I invite anyone who wants to engage in this dialogue to comment here, to reblog, and start more conversations on this topic.
I have received another question, this one from Valiel Elantári:
I wonder if you would be open to publicly explain your path : how do you define “shaman” ? how did “it” “happen” to you ? How did you realise you were one, when did you decided to use the word?
I define shaman as an intercessor between humanity and the Worlds of the Gods, Ancestors, and spirits. Given that the Northern Tradition has no appropriate word, the word shaman is the best I have that quickly, and as accurately as possible, sums up what I do. Shamanism is not a religion; it is something that is done and lived. It is not picked up for a weekend, it is a calling that one is bound to for the course of one’s life. I did not come to using the word lightly, and fought against using it for a long while.

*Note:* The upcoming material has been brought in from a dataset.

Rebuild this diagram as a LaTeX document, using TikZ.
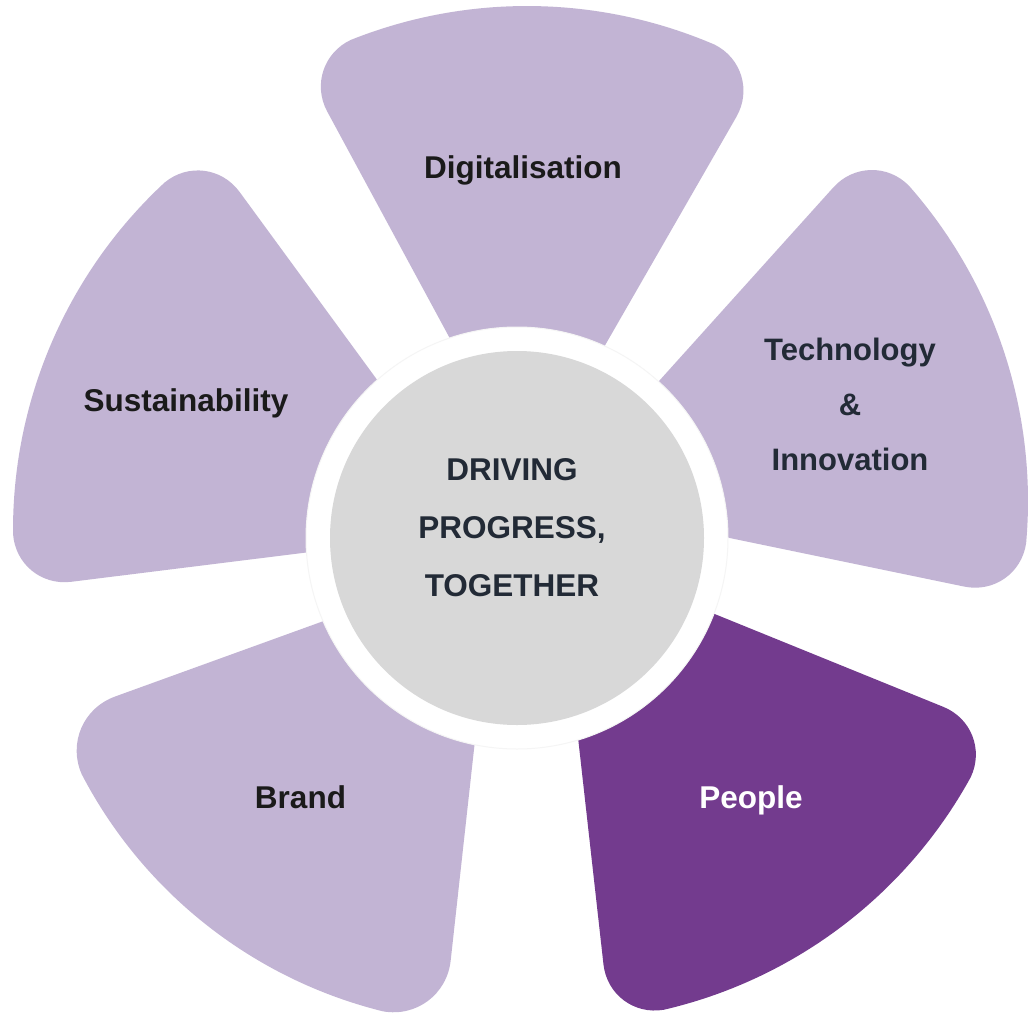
\documentclass[tikz,border=0pt]{standalone}
\usepackage{fontspec}
\setmainfont{Liberation Sans}
\usetikzlibrary{calc}
\definecolor{petal}{HTML}{C2B4D4}
\definecolor{petaldark}{HTML}{733B8E}
\definecolor{hub}{HTML}{D8D8D8}
\definecolor{inkblack}{HTML}{1A1A1A}
\definecolor{inkslate}{HTML}{222A36}
% #1 colour, #2 #3 apex, #4 #5 edge angles, #6 radius, #7 corner rounding
\newcommand\drawpetal[7]{%
  \pgfmathsetmacro\petRd{#6-#7}%
  \pgfmathsetmacro\petDel{#7/#6*180/pi}%
  \pgfmathsetmacro\petA{#4+\petDel}%
  \pgfmathsetmacro\petB{#5-\petDel}%
  \coordinate (pA) at (#2,#3);
  \coordinate (E1) at ($(pA)+(#4:\petRd pt)$);
  \coordinate (K1) at ($(pA)+(#4:#6pt)$);
  \coordinate (F1) at ($(pA)+(\petA:#6pt)$);
  \coordinate (F2) at ($(pA)+(\petB:#6pt)$);
  \coordinate (K2) at ($(pA)+(#5:#6pt)$);
  \coordinate (E2) at ($(pA)+(#5:\petRd pt)$);
  \fill[#1] (pA) -- (E1) .. controls ($(E1)!0.55!(K1)$) and ($(F1)!0.55!(K1)$) .. (F1)
     arc[start angle=\petA, end angle=\petB, radius=#6pt]
     .. controls ($(F2)!0.55!(K2)$) and ($(E2)!0.55!(K2)$) .. (E2) -- cycle;
}
\begin{document}
\begin{tikzpicture}[x=1pt,y=1pt,
  lbl/.style={font=\bfseries\fontsize{31.5}{40}\selectfont, inner sep=0pt, anchor=base}]
\useasboundingbox (0,0) rectangle (1028,-1012);
\fill[white] (0,0) rectangle (1028,-1012);
% petals
\drawpetal{petal}{527}{-481}{60.1}{118.4}{475}{55}     % Digitalisation
\drawpetal{petal}{551}{-501}{-11.7}{48.0}{477}{55}     % Technology & Innovation
\drawpetal{petaldark}{557}{-550}{-83.6}{-22.1}{472}{55} % People
\drawpetal{petal}{495}{-559}{199.9}{263.7}{466}{62}    % Brand
\drawpetal{petal}{487}{-530}{126.2}{187.1}{474}{55}    % Sustainability
% hub
\filldraw[fill=white, draw=black!4, line width=1pt] (517,-538) circle[radius=211pt];
\fill[hub] (517,-538) circle[radius=187pt];
% labels
\node[lbl, text=inkblack] (dig) at (523,-178.3) {Digitalisation};
\node[lbl, text=inkblack] (sus) at (186,-411.7) {Sustainability};
\node[lbl, text=inkblack] (brand) at (300.5,-808.3) {Brand};
\node[lbl, text=white] (people) at (751,-808.3) {People};
\node[lbl, text=inkslate, font=\bfseries\fontsize{31}{54.7}\selectfont] (tech) at (850,-470)
  {\begin{tabular}[b]{@{}c@{}}Technology\\\&\\Innovation\end{tabular}};
\node[lbl, text=inkslate, font=\bfseries\fontsize{31.5}{58.3}\selectfont] (hubtext) at (512,-596.7)
  {\begin{tabular}[b]{@{}c@{}}DRIVING\\PROGRESS,\\TOGETHER\end{tabular}};
\end{tikzpicture}
\end{document}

I worked with Anubis for about three years before I came to Odin. During this time I was involved in doing quite a bit of ceremonial magic, and was very happy with the neat, detailed rituals I practiced. My Work was going well, when one day Anubis came to me when I was worshiping at His altar. He told me it was time for me to work with Odin, and to pick up the threads of the rest of my Work. Anubis did not give me very many directions, only that I would be following Odin primarily now, and that while I would still have Work by Him, our relationship was now firmly on the backburner, especially compared to the demands He knew Odin would make of me and my time.

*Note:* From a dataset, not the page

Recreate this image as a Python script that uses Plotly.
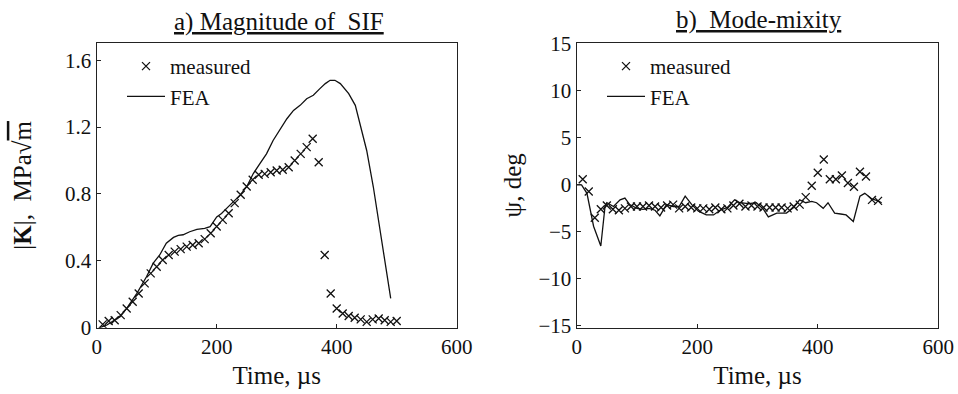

Odin gave a simple introduction and told me it was time I followed Him, to do the Work of becoming His priest. He told me that I had taken long enough and had Work to catch up on. So I began to research what I could of Odin. I read digital copies of the Eddas when and where I could, and looked at what resources I had about me. It was not long after that initial contact, and a month or so of research, that He told me I was to be a shaman.
I balked at the idea. I couldn’t be a shaman. Yet, whenever I went to pray or to give offerings, there He was, at some point demanding that I start getting serious about following the path. I had only started officially worshiping Him but a month before; how could He call me to shamanism so soon? Yet, He did. I could not ignore it.

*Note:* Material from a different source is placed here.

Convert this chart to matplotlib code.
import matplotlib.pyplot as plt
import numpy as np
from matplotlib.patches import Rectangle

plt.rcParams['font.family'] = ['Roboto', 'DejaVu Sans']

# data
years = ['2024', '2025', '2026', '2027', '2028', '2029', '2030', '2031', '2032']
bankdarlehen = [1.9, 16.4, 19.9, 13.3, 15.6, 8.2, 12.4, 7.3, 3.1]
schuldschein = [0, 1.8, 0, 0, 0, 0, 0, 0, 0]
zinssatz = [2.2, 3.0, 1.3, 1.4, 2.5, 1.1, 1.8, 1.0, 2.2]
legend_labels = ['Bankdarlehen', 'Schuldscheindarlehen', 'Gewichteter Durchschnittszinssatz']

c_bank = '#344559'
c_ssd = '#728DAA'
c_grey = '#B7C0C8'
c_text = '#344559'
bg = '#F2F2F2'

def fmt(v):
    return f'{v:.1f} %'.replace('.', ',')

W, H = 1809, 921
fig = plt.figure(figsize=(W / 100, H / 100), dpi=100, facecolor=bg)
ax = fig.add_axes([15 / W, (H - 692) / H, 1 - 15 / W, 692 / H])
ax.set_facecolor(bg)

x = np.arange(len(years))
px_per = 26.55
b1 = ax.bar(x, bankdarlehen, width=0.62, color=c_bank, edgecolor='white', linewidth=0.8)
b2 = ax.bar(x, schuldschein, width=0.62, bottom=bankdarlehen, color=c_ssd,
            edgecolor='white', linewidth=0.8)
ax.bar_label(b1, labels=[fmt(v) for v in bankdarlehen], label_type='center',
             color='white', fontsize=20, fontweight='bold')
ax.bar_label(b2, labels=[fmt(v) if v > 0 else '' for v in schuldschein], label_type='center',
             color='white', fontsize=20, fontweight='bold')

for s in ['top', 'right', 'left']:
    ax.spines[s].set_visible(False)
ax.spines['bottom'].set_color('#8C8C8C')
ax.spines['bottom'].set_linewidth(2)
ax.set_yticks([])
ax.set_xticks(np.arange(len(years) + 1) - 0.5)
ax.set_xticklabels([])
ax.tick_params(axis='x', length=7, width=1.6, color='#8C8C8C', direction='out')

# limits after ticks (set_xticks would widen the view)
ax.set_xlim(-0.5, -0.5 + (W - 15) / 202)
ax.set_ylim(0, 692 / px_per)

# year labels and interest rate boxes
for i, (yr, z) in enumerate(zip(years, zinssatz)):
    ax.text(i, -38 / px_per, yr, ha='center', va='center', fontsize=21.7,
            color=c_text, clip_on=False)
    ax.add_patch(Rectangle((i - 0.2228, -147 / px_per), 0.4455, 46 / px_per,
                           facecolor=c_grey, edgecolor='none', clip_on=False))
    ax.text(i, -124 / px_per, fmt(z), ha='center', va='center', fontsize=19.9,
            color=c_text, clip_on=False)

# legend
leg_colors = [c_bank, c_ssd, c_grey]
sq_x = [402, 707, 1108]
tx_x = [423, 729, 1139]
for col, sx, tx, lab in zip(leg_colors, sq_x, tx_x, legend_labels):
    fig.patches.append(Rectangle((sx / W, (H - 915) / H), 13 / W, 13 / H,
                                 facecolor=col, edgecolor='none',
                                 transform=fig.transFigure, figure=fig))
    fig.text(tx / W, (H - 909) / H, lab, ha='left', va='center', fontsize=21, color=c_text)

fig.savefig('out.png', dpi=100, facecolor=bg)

Eventually I was worn down by Odin, but I asked and pleaded for a word other than shaman. I knew it was not from my culture, but borrowed from the Evenks and had found its way into common use. Still, it was the one word I had that described what Odin was setting before me, what I was to become. At His insistence, and after much worry, doubt, and second-guessing, I finally bowed to His wish. I now use it to describe my path, my Work, and myself. Shortly after accepting this path I began to find Raven Kaldera’s books that had started coming out on Northern Tradition shamanism. Things began to click very well for me alongside Odin’s lessons with what I found in the pages of Raven’s books.
In the beginning Odin’s instruction for me was a lot about learning to work with the landvaettir and beginning to work with my Ancestors. A lot of it was low-key, small rituals, much of it rolling off my tongue before a small altar in my dorm room. It was establishing a small, but regular practice of prayer and offerings. Since then my practice has expanded, but it grew from the roots of working with the Gods, Ancestors, and spirits.